By ,
Published December 02, 2016
The GOP-led House Benghazi Committee released a report Tuesday blaming the Obama administration, and certain government agencies, for reacting slowly when Americans came under attack in Libya in 2012.
Four Americans, including U.S. Ambassador Chris Stevens, died in that attack.
The 800-page report did not include any new evidence that would indicate that then-Secretary of State Hillary Clinton was to blame. Democrats have said the goal of the report is to undermine Clinton's presidential bid.
The panel's chairman, Rep. Trey Gowdy of South Carolina, said the report documents that the U.S. was slow to send help to the Americans in Benghazi "because of an obsession with hurting the Libyans' feelings."
He said it portrays a "series of heroic acts" by Americans under attack "and what we can do to prevent" other assaults.
Benghazi became immediate political fodder, given their timing in the weeks before President Barack Obama's re-election, and that has not abated despite seven previous congressional investigations. There has been finger-pointing on both sides over security at the U.S. diplomatic outpost and whether the White House initially tried to portray the assault as a protest over an offensive, anti-Muslim video instead of as a calculated terrorist attack.
Democrats released a report Monday saying that while the State Department's security measures in Benghazi the night of Sept. 11, 2012, were "woefully inadequate," Clinton never personally turned down a request for additional security. Democrats said the military could not have done anything differently that night to save the lives of the Americans.
Earlier this year, Kris Paronto, one of six contract security employees with U.S. military backgrounds who had been assigned the dangerous job of keeping Americans in Benghazi safe, told Fox News Latino how he and the others ignored a top CIA official’s orders to remain at an annex, instead going to the consulate to try to rescue Americans who were trapped there.
The truth, Paronto said, was that the State Department woefully failed the Americans stationed there, particularly the ambassador – the first since 1979 to die in the line of duty – and others at the consulate who begged for help after the attack began.
“We could have not gone, we could have quit,” Paronto, a Colorado native of Mexican descent, said in the January interview, “and not gotten in trouble.”
“We got in five fire fights, we were losing our buddies,” he said. “But alive or dead, we were going to get through this together.”
On Tuesday, the panel's Democrats denounced the Republicans' report as "a conspiracy theory on steroids – bringing back long-debunked allegations with no credible evidence whatsoever."

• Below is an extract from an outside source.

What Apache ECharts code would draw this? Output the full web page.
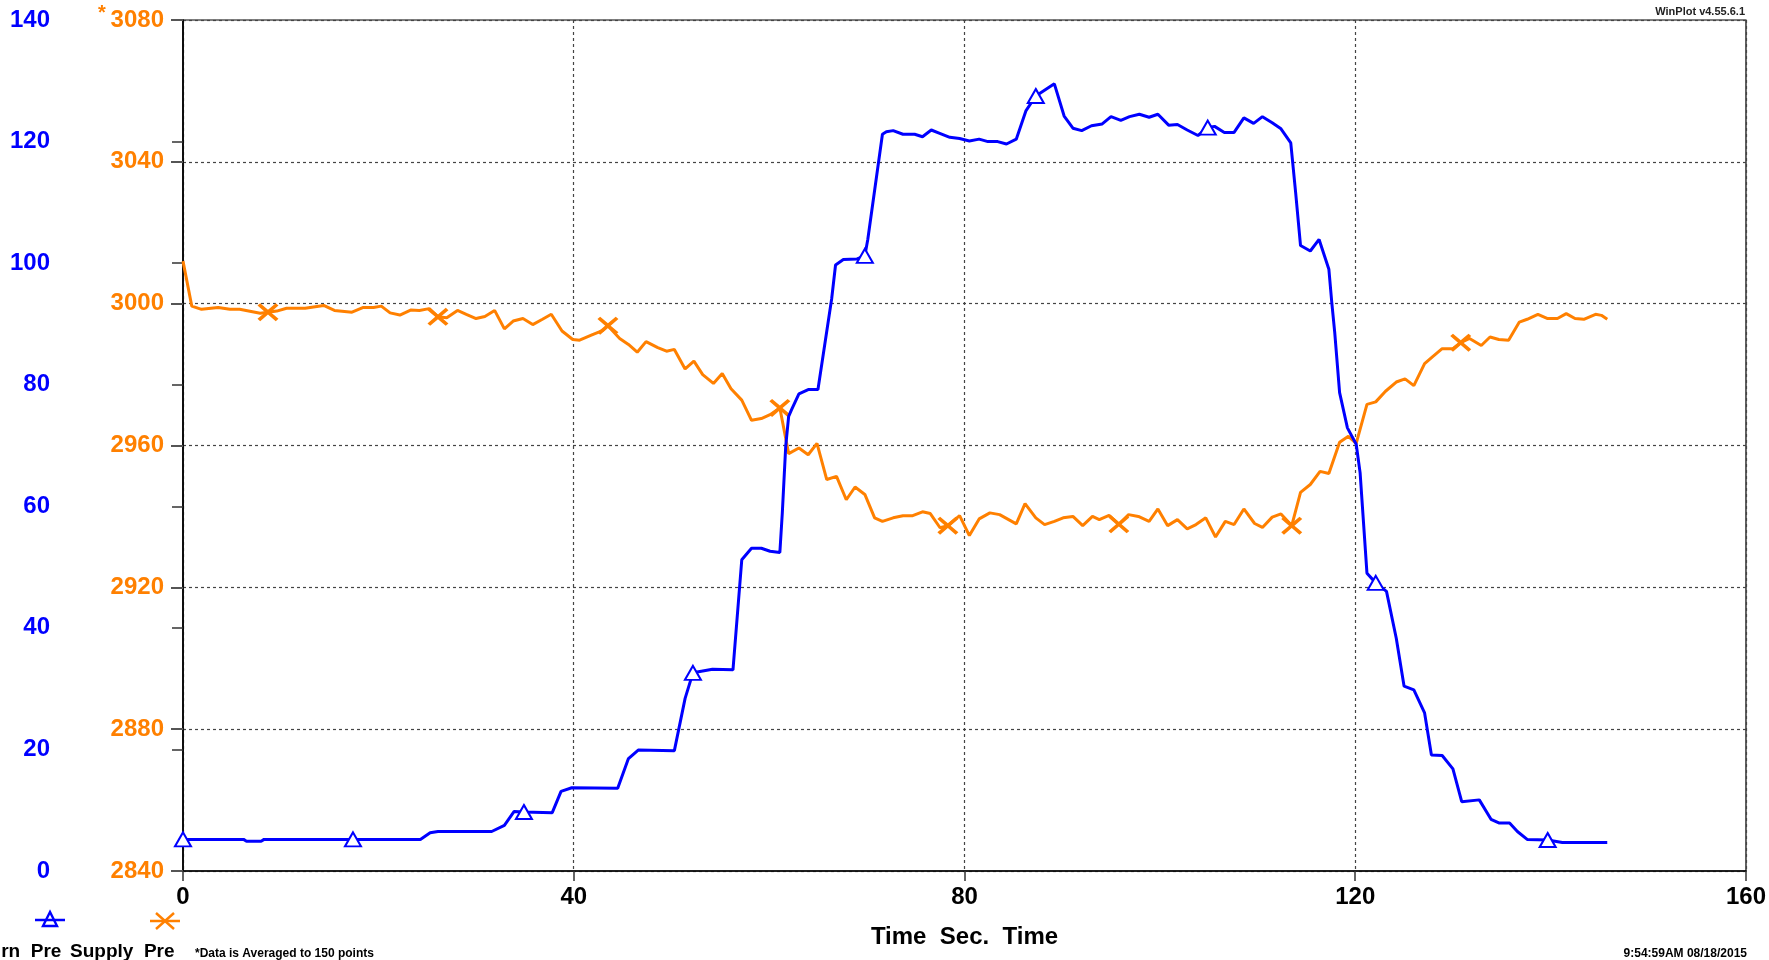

The statement added, "Republicans promised a process and report that was fair and bipartisan, but this is exactly the opposite."
The State Department also issued a statement Tuesday, saying that the "essential facts" of the attacks "have been known for some time" and have been the subject of numerous reviews, including one by an independent board.
Spokesman Mark Toner said the department had implemented most of the recommendations of the independent review board and is continuing to expand security at its facilities and improve its threat assessment.
"We have made great progress toward making our posts safer since 2012," Toner said in a statement. "Our priority continues to be carrying out our national security mission while mitigating the risks to our employees."
Toner said the department cooperated extensively with the House panel, providing more than 50 current and former employees for interviews and over 100,000 pages of documents.
Rep. Jim Jordan (R-Ohio), who helped write the panel's report, told CNN that "too little effort was made to protect" Stevens and the others. "We didn't move heaven and earth to get help to the people who were fighting for their lives," he said.